Du breton ker qui signifie « village », de Krist qui signifie « Christ », « village du Christ »21 et Moëlou de moal qui signifie « chauve, butte dénudée »20,21.
Le nom « Kergrist » serait lié à l’implantation au XIIe siècle des Hospitaliers de Saint-Jean de Jérusalem et d’une maladrerie (des lieux-dits se nomment « L’Hôpital » et « La Madeleine »).
Kergrist-Moëlou : 654 Habitants.
C’était parfait, très peu d’habitants et très peu d’endroits à visiter, autant dire que le site avait l’air d’être calme, très très calme…
Julien entendit les pneus de la BM de Sophie grincer sur les gravillons de l’allée centrale, il était 20 h 45. Il allait laisser Sophie se poser deux minutes et la mettre au courant de son projet, pas la peine de perdre du temps et de réfléchir, simplement lui annoncer son désir de partir seul quelques jours.
Sophie poussa la porte d’entrée, comme à son habitude allât directement dans le salon fumer sa dernière petite cigarette de la journée, ce rituel quasi quotidien, sa coupure entre 2 mondes, sa vie professionnelle et personnelle.
« Sophie, j’ai pris une décision, je vais partir seul en vacances quelques jours, j’ai besoin de faire un petit break, de me retrouver, de me poser dans un endroit tranquille, de réaliser des activités à mon rythme, je crois que cela nous fera du bien à tous les deux ».
« Si tu le dis, pourquoi pas, c’est vrai que cela peut nous faire du bien, je vois bien que depuis quelque temps, nous n’avançons plus dans la même direction et à la même vitesse, moi aussi j’ai besoin de prendre un peu de recul. ».
Julien qui avait eu peur d’entamer cette discussion fut assez surpris de sa tournure. Non seulement Sophie ne lui avait pas demandé dans quel endroit il comptait se rendre, mais en plus, avait l’air presque satisfaite de son départ en solitaire. Il fallait bien l’admettre, leur vie de couple était bien morte et enterrée, il pensa alors que lors de son retour, il serait obligé certainement d’avoir une conversation plus longue et sans doute plus douloureuse avec Sophie.
Julien se coucha, libéré d’un poids. Cette nuit-là, le sommeil de Julien se fit profond et plus réparateur.

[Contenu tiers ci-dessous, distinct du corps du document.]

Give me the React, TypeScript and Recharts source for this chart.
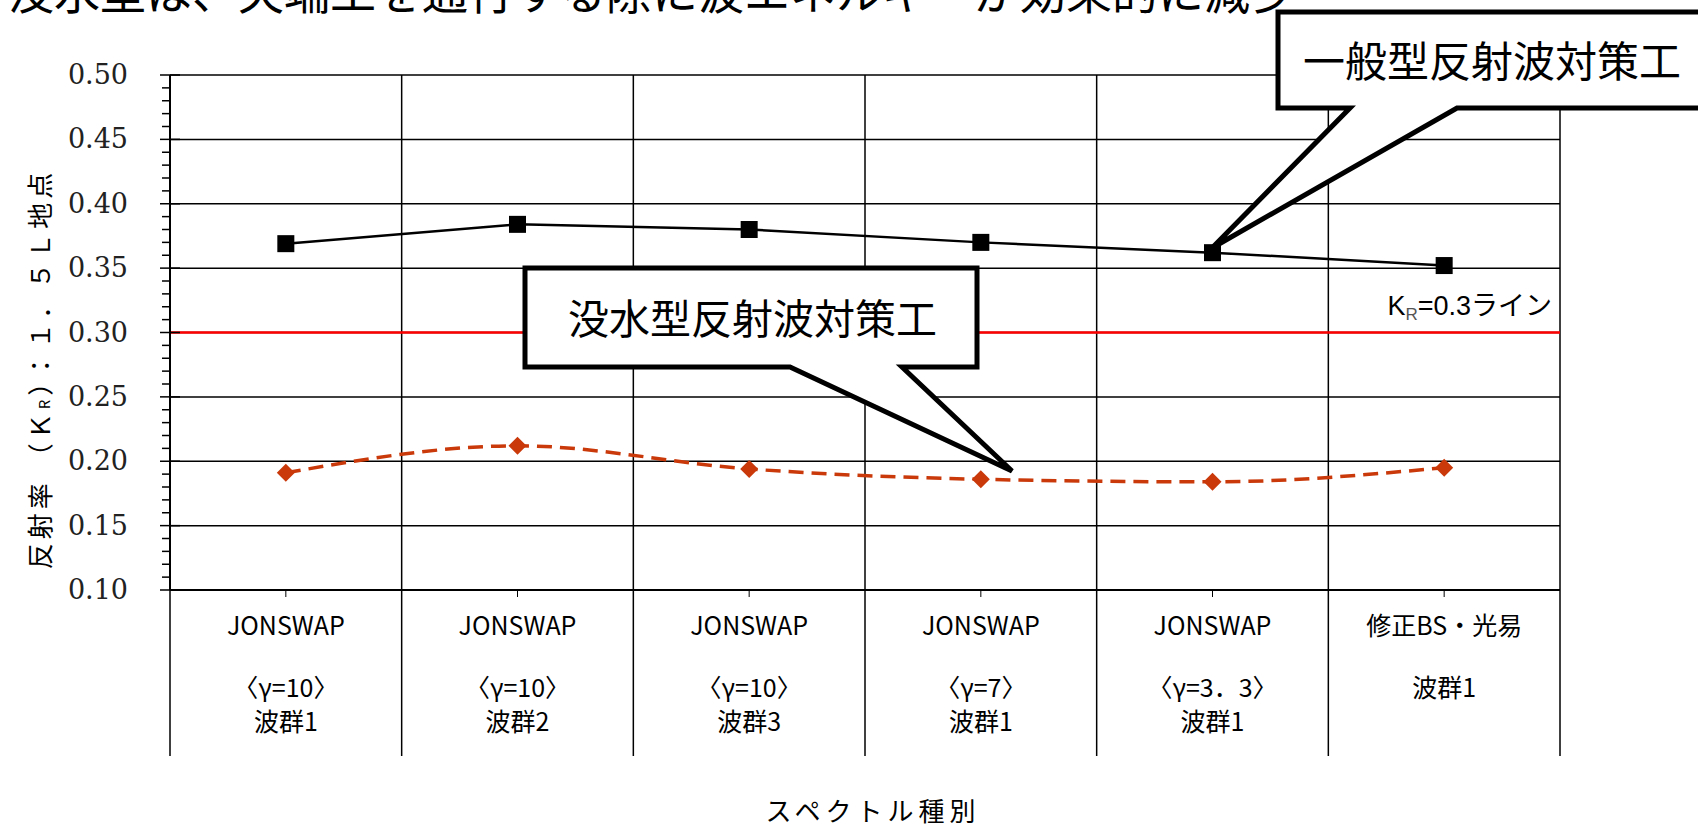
import { LineChart, Line, XAxis, YAxis, CartesianGrid, ReferenceLine } from 'recharts';

// category labels, three rows under each band
const spectrumLabels = ['JONSWAP', 'JONSWAP', 'JONSWAP', 'JONSWAP', 'JONSWAP', '修正BS・光易'];
const gammaLabels = ['〈γ=10〉', '〈γ=10〉', '〈γ=10〉', '〈γ=7〉', '〈γ=3．3〉', '波群1'];
const waveGroupLabels = ['波群1', '波群2', '波群3', '波群1', '波群1', ''];

// reflection coefficient K_R at 1.5L
const generalType = [0.369, 0.384, 0.380, 0.370, 0.362, 0.352];
const submergedType = [0.191, 0.212, 0.194, 0.186, 0.184, 0.195];

const yMajorTicks = [0.1, 0.15, 0.2, 0.25, 0.3, 0.35, 0.4, 0.45, 0.5];
const kRLine = 0.3;

const data = spectrumLabels.map((_, i) => ({
  x: i + 0.5,
  general: generalType[i],
  submerged: submergedType[i],
}));

const boundaries = spectrumLabels.map((_, i) => i).concat(spectrumLabels.length);
const xTicks = boundaries.flatMap((b) => (b < spectrumLabels.length ? [b, b + 0.5] : [b]));
const yTicks = Array.from({ length: 41 }, (_, i) => Math.round(10 + i) / 100);

const JP = '"Noto Sans CJK JP", sans-serif';
const ORANGE = '#c9390a';

const XTick = (props: any) => {
  const { x, y, payload } = props;
  const v = payload.value;
  if (Number.isInteger(v)) {
    return <line x1={x} y1={y} x2={x} y2={y + 166} stroke="#000" strokeWidth={1.5} />;
  }
  const i = Math.floor(v);
  return (
    <g>
      <line x1={x} y1={y} x2={x} y2={y + 7} stroke="#000" strokeWidth={1} />
      <text x={x} y={y + 45} textAnchor="middle" fontFamily={JP} fontSize={25} fill="#000">
        {spectrumLabels[i]}
      </text>
      <text x={x} y={y + 107} textAnchor="middle" fontFamily={JP} fontSize={25} fill="#000">
        {gammaLabels[i]}
      </text>
      <text x={x} y={y + 141} textAnchor="middle" fontFamily={JP} fontSize={25} fill="#000">
        {waveGroupLabels[i]}
      </text>
    </g>
  );
};

const YTick = (props: any) => {
  const { x, y, payload } = props;
  const v = payload.value;
  const major = Math.round(v * 100) % 5 === 0;
  if (!major) {
    return <line x1={x - 8} y1={y} x2={x} y2={y} stroke="#000" strokeWidth={1.5} />;
  }
  return (
    <g>
      <line x1={x - 10} y1={y} x2={x + 10} y2={y} stroke="#000" strokeWidth={1.5} />
      <text x={x - 42} y={y + 9} textAnchor="end" fontFamily='"DejaVu Serif", serif' fontSize={27} fill="#222">
        {v.toFixed(2)}
      </text>
    </g>
  );
};

const SquareDot = (props: any) => {
  const { cx, cy, index } = props;
  return <rect key={`sq-${index}`} x={cx - 8.5} y={cy - 8.5} width={17} height={17} fill="#000" />;
};

const DiamondDot = (props: any) => {
  const { cx, cy, index } = props;
  return (
    <polygon
      key={`dm-${index}`}
      points={`${cx},${cy - 9} ${cx + 9},${cy} ${cx},${cy + 9} ${cx - 9},${cy}`}
      fill={ORANGE}
    />
  );
};

export default function App() {
  return (
    <div style={{ position: 'absolute', left: 0, top: 0, width: 1698, height: 832, background: '#fff' }}>
      <LineChart width={1698} height={832} data={data} margin={{ top: 75, right: 138, bottom: 0, left: 0 }}>
        <CartesianGrid
          stroke="#000"
          strokeWidth={1.5}
          horizontalValues={yMajorTicks}
          verticalValues={boundaries}
        />
        <XAxis
          dataKey="x"
          type="number"
          domain={[0, spectrumLabels.length]}
          ticks={xTicks}
          interval={0}
          height={242}
          tickLine={false}
          tickSize={0}
          tickMargin={0}
          axisLine={{ stroke: '#000', strokeWidth: 2 }}
          tick={<XTick />}
        />
        <YAxis
          type="number"
          domain={[0.1, 0.5]}
          ticks={yTicks}
          interval={0}
          width={170}
          tickLine={false}
          tickSize={0}
          tickMargin={0}
          axisLine={{ stroke: '#000', strokeWidth: 2 }}
          tick={<YTick />}
          allowDataOverflow
        />
        <ReferenceLine y={kRLine} stroke="#ff0000" strokeWidth={2.5} />
        <Line
          type="linear"
          dataKey="general"
          stroke="#000"
          strokeWidth={2.5}
          dot={<SquareDot />}
          activeDot={false}
          isAnimationActive={false}
        />
        <Line
          type="monotone"
          dataKey="submerged"
          stroke={ORANGE}
          strokeWidth={3.5}
          strokeDasharray="15 8"
          dot={<DiamondDot />}
          activeDot={false}
          isAnimationActive={false}
        />
      </LineChart>

      <svg
        width={1698}
        height={832}
        style={{ position: 'absolute', left: 0, top: 0, pointerEvents: 'none' }}
      >
        {/* caption cut off at the top edge */}
        <text x={8} y={9} fontFamily={JP} fontSize={46} fill="#000">
          没水型は、天端工を通行する際に波エネルギーが効果的に減少
        </text>

        {/* K_R = 0.3 line label */}
        <text x={1552} y={315} textAnchor="end" fontFamily={`"Liberation Sans", ${JP}`} fontSize={27} fill="#000">
          K
          <tspan fontSize={17} fill="#555" dy={5}>R</tspan>
          <tspan dy={-5}>=0.3ライン</tspan>
        </text>

        {/* callout: general type */}
        <path
          d="M1278,12 H1725 V108 H1457 L1212,248 L1350,108 H1278 Z"
          fill="#fff"
          stroke="#000"
          strokeWidth={5}
        />
        <text x={1303} y={77} fontFamily={JP} fontSize={42} fill="#000">
          一般型反射波対策工
        </text>

        {/* callout: submerged type */}
        <path
          d="M525,268 H977 V367 H902 L1012,471 L790,367 H525 Z"
          fill="#fff"
          stroke="#000"
          strokeWidth={5}
        />
        <text x={568} y={334} fontFamily={JP} fontSize={41} fill="#000">
          没水型反射波対策工
        </text>

        {/* axis titles */}
        <text
          x={38}
          y={369}
          transform="rotate(-90 38 369)"
          textAnchor="middle"
          dominantBaseline="central"
          fontFamily={JP}
          fontSize={26}
          letterSpacing={4}
          fill="#000"
        >
          反射率 （Ｋ
          <tspan fontSize={15} dy={5}>R</tspan>
          <tspan dy={-5}>）：１．５Ｌ地点</tspan>
        </text>
        <text x={873} y={821} textAnchor="middle" fontFamily={JP} fontSize={26} letterSpacing={5} fill="#000">
          スペクトル種別
        </text>
      </svg>
    </div>
  );
}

Le lendemain matin, après avoir passé une nuit à rêver d’être quelqu’un d’autre, Julien se leva. Là, première déception. Le Brad Pitt qui cette nuit défendait la veuve et l’orphelin au péril de sa vie, celui qui se conduisait en héros se retrouva face à une situation des plus critique : « Où est-ce que j’ai mis ma pantoufle droite ? » Au bout d’une minute ayant passé plusieurs fois sa main droite de long en large sous son lit, il finit par l’agripper, la fugueuse est retrouvée.